Do you mean within 24-72 hours of a robots.txt ban on googlebot this website (webmasterworld.com) was dropped from the Google system? If this website was dropped from the Google system how did it impact this website? Do most referrals come from google? If so why would the googlebot be banned?
Do you mean within 24-72 hours of a robots.txt ban on googlebot this website (webmasterworld.com) was dropped from the Google system?
Yes. Poof! Gone!
If this website was dropped from the Google system how did it impact this website?
I think it gave the admin team a chance to take a quick break and get everything back in order. ;)
From hundreds of thousands of pages to zero in less than 72 hours. We'll never know the real numbers but you can expect them to be staggering. ;)
This is precisely what I want to do, give the customer an idea of what they are getting for free, let them keep the free content but give them the option of upgrade to the paid content. The only catch is that they have to agree to “terms and conditions” to not steel my free content. Cloaking is currently the only way of achieving this.

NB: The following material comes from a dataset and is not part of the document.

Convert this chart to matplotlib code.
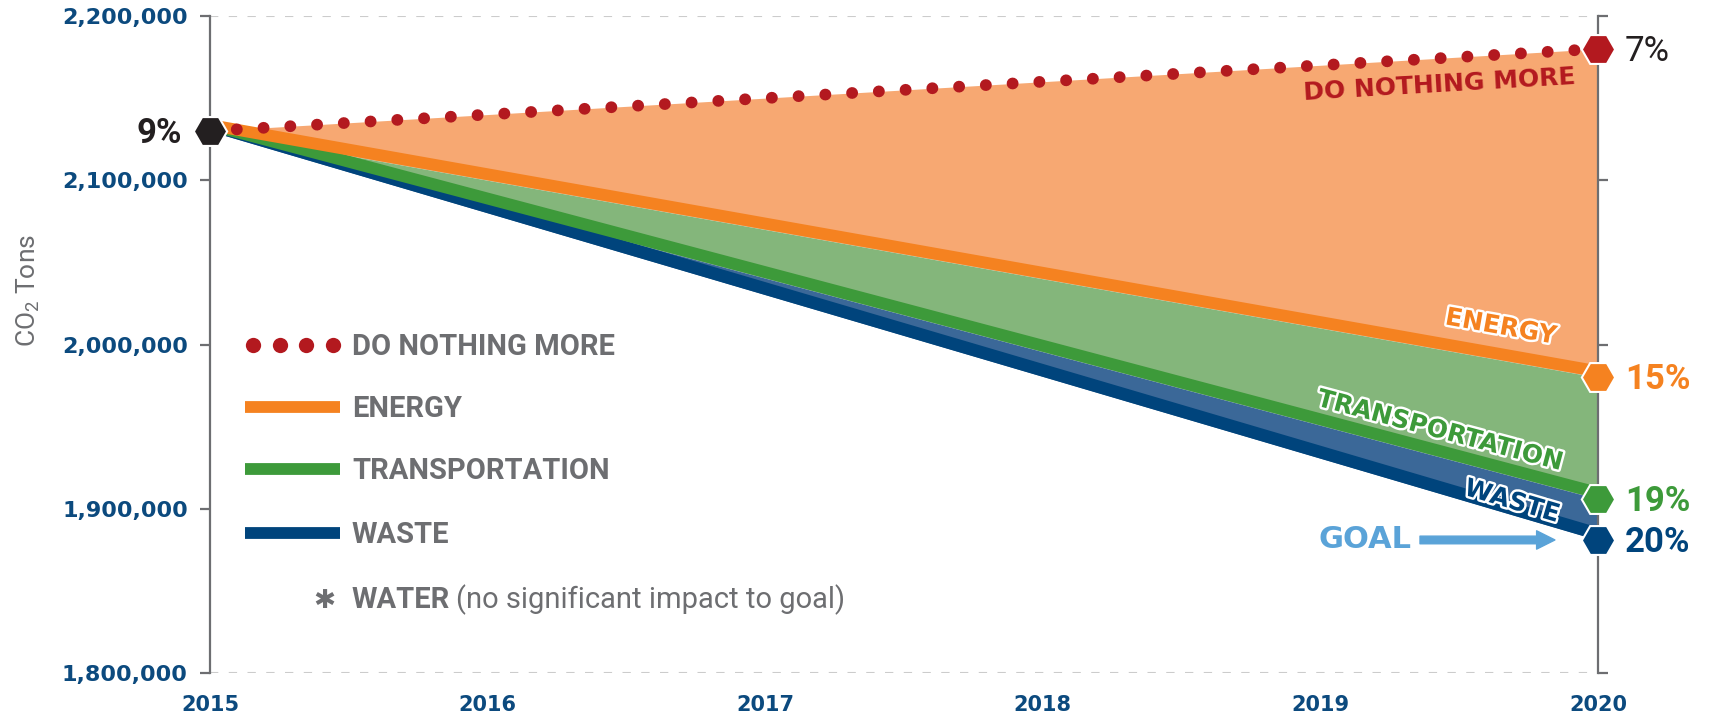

I am sure there is a lot of content like this out there in the invisible web and it is in the best interest of all parties (search engines, consumers, companies) to start indexing this content.

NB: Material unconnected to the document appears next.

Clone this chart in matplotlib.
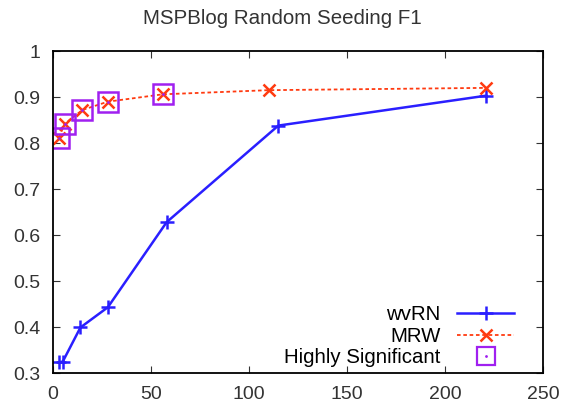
import numpy as np
import matplotlib.pyplot as plt

plt.rcParams['font.family'] = ['Liberation Sans', 'DejaVu Sans']

# datos
x_wvrn = [3, 5, 14, 28, 58, 115, 221]
f1_wvrn = [0.323, 0.325, 0.399, 0.443, 0.628, 0.838, 0.903]
x_mrw = [3, 6, 15, 28, 56, 110, 221]
f1_mrw = [0.812, 0.842, 0.872, 0.890, 0.906, 0.915, 0.920]
sig_idx = [0, 1, 2, 3, 4]

fig = plt.figure(figsize=(5.65, 4.07), dpi=100)
ax = fig.add_axes([0.0938, 0.0835, 0.867, 0.791])

ax.plot(x_wvrn, f1_wvrn, color='#2a1fff', lw=1.8, marker='+', ms=10, mew=1.8, label='wvRN')
ax.plot(x_mrw, f1_mrw, color='#ff3a10', lw=1.3, ls=(0, (2, 1.5)), marker='x', ms=9, mew=1.8, label='MRW')
xs = [x_mrw[i] for i in sig_idx]
ys = [f1_mrw[i] for i in sig_idx]
ax.plot(xs, ys, ls='none', marker='s', ms=15, mfc='none', mec='#a020f0', mew=1.8)
ax.plot(xs, ys, ls='none', marker='.', ms=2, color='#a020f0')

# entrada de leyenda para el cuadrado
h1, = ax.plot([], [], ls='none', marker='s', ms=13, mfc='none', mec='#a020f0', mew=1.6)
h2, = ax.plot([], [], ls='none', marker='.', ms=2, color='#a020f0')
hs, ls_ = ax.get_legend_handles_labels()
ax.legend(hs[:2] + [(h1, h2)], ls_[:2] + ['Highly Significant'], loc='lower right',
          bbox_to_anchor=(0.95, 0.005), markerfirst=False, frameon=False,
          fontsize=14.7, handlelength=2.8, borderaxespad=0, borderpad=0.2,
          labelspacing=0.12, handletextpad=0.8)

ax.set_xlim(0, 250)
ax.set_ylim(0.3, 1.0)
ax.set_xticks(np.arange(0, 251, 50))
ax.set_yticks(np.arange(0.3, 1.01, 0.1))
ax.set_yticklabels(['0.3', '0.4', '0.5', '0.6', '0.7', '0.8', '0.9', '1'])
ax.tick_params(direction='in', top=True, right=True, labelsize=14, length=5, colors='#333333')
ax.tick_params(axis='x', pad=9)
ax.tick_params(axis='y', pad=9)
for s in ax.spines.values():
    s.set_linewidth(1.3)
fig.text(0.5, 1 - 18 / 407, 'MSPBlog Random Seeding F1', fontsize=14.8,
         color='#333333', ha='center', va='center')

fig.savefig('out.png', dpi=100)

A simple way could be a meta tag that I can put on my content indicating what type of content it is - Meta Content = free/register/pay/subscription/etc.
This is what I am trying to avoid: [webmasterworld.com...]
[edited by: encyclo at 1:20 am (utc) on Mar. 6, 2007]
[edit reason] fixed link [/edit]
But hey it could be the other way, me being so old and all.
Yup somewhere in this thread: [webmasterworld.com...]
[edited by: theBear at 2:25 am (utc) on Mar. 6, 2007]
Sort of like the no-follow tag, but for users.
If someone is really interested in that post then, there is a disclaimer which search engines can display to users.
It is a win-win situation.
The search engine has the indexed content.
The user knows the result he is facing (whether paid or not).